#### PROBLEM DESCRIPTION
The lines from the top of the material below through the line containing "from matplotlib.ticker import" are to be printed exactly, with pictures omitted.

========================================================================

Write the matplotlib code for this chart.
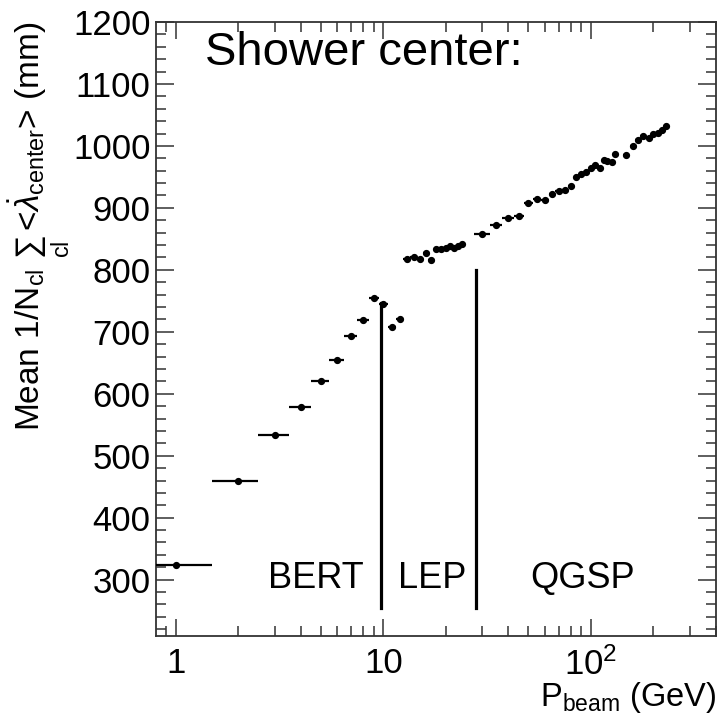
import numpy as np
import matplotlib
matplotlib.use("Agg")
import matplotlib.pyplot as plt
from matplotlib.ticker import MultipleLocator, LogLocator, FixedLocator, FixedFormatter, NullFormatter

plt.rcParams['font.family'] = ['Liberation Sans', 'DejaVu Sans']
plt.rcParams['mathtext.fontset'] = 'custom'
plt.rcParams['mathtext.rm'] = 'Liberation Sans'
plt.rcParams['mathtext.it'] = 'Liberation Sans:italic'
plt.rcParams['mathtext.bf'] = 'Liberation Sans:bold'

# beam momentum (GeV)
p_bert = [1, 2, 3, 4, 5, 6, 7, 8, 9, 10, 11, 12]
lam_bert = [324, 460, 534, 578, 620, 655, 694, 719, 755, 745, 708, 720]

p_lep = [13, 14, 15, 16, 17, 18, 19, 20, 21, 22, 23, 24]
lam_lep = [818, 821, 818, 827, 816, 833, 834, 835, 838, 835, 838, 841]

p_qgsp = [30, 35, 40, 45, 50, 55, 60, 65, 70, 75, 80, 85, 90, 95, 100,
          105, 110, 115, 120, 127, 131, 148, 159, 168, 178, 190, 200, 210, 221, 229]
lam_qgsp = [858, 872, 884, 887, 908, 915, 913, 923, 927, 929, 936, 950, 954, 958, 965,
            970, 964, 978, 975, 974, 987, 986, 1000, 1009, 1016, 1012, 1019, 1021, 1026, 1032]

# half bin widths
err_bert = [0.5] * len(p_bert)
err_lep = [0.5] * len(p_lep)
err_qgsp = [2.5] * 21 + [5] * 9

# physics list boundaries
cut_x = [9.7, 28]
cut_top = [747, 800]
cut_bottom = 255

regions = ['BERT', 'LEP', 'QGSP']
region_x = [4.72, 17.2, 91.5]

p = p_bert + p_lep + p_qgsp
lam = lam_bert + lam_lep + lam_qgsp
perr = err_bert + err_lep + err_qgsp

fig = plt.figure(figsize=(7.2, 7.19), dpi=100)
ax = fig.add_axes([0.2167, 0.1154, 0.7777, 0.854])

ax.errorbar(p, lam, xerr=perr, fmt='o', color='black', ms=4.2,
            elinewidth=1.6, capsize=0, zorder=3)

for cx, ct in zip(cut_x, cut_top):
    ax.plot([cx, cx], [cut_bottom, ct], color='black', lw=2.3)

for name, rx in zip(regions, region_x):
    ax.text(rx, 302, name, fontsize=26, ha='center', va='center')

ax.text(0.0875, 0.93, 'Shower center:', transform=ax.transAxes,
        fontsize=34, ha='left', va='baseline')

ax.set_xscale('log')
ax.set_xlim(0.805, 400)
ax.set_ylim(209, 1200)

ax.xaxis.set_major_locator(FixedLocator([1, 10, 100]))
ax.xaxis.set_major_formatter(FixedFormatter(['1', '10', r'$10^{2}$']))
ax.xaxis.set_minor_locator(LogLocator(base=10, subs=np.arange(2, 10) / 10.0, numticks=20))
ax.xaxis.set_minor_formatter(NullFormatter())
ax.yaxis.set_major_locator(MultipleLocator(100))
ax.yaxis.set_minor_locator(MultipleLocator(20))

ax.tick_params(which='both', direction='in', top=True, right=True, width=1.1, color='#333333')
ax.tick_params(axis='y', which='major', length=13, labelsize=25, pad=4)
ax.tick_params(axis='y', which='minor', length=7.5)
ax.tick_params(axis='x', which='major', length=12, labelsize=25, pad=8)
ax.tick_params(axis='x', which='minor', length=7)
for s in ax.spines.values():
    s.set_linewidth(1.3)
    s.set_color('#333333')

ax.set_ylabel(r'Mean 1/N$_{\rm cl}$ $\sum_{\rm cl}$ <$\dot{\lambda}_{\rm center}$> (mm)',
              fontsize=24, loc='top', labelpad=1)
ax.set_xlabel(r'P$_{\rm beam}$ (GeV)', fontsize=23.5, loc='right', labelpad=-1)

fig.savefig('out.png', dpi=100)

========================================================================

#### RESULT FOR THIS EXERCISE
Write the matplotlib code for this chart.
import numpy as np
import matplotlib
matplotlib.use("Agg")
import matplotlib.pyplot as plt
from matplotlib.ticker import MultipleLocator, LogLocator, FixedLocator, FixedFormatter, NullFormatter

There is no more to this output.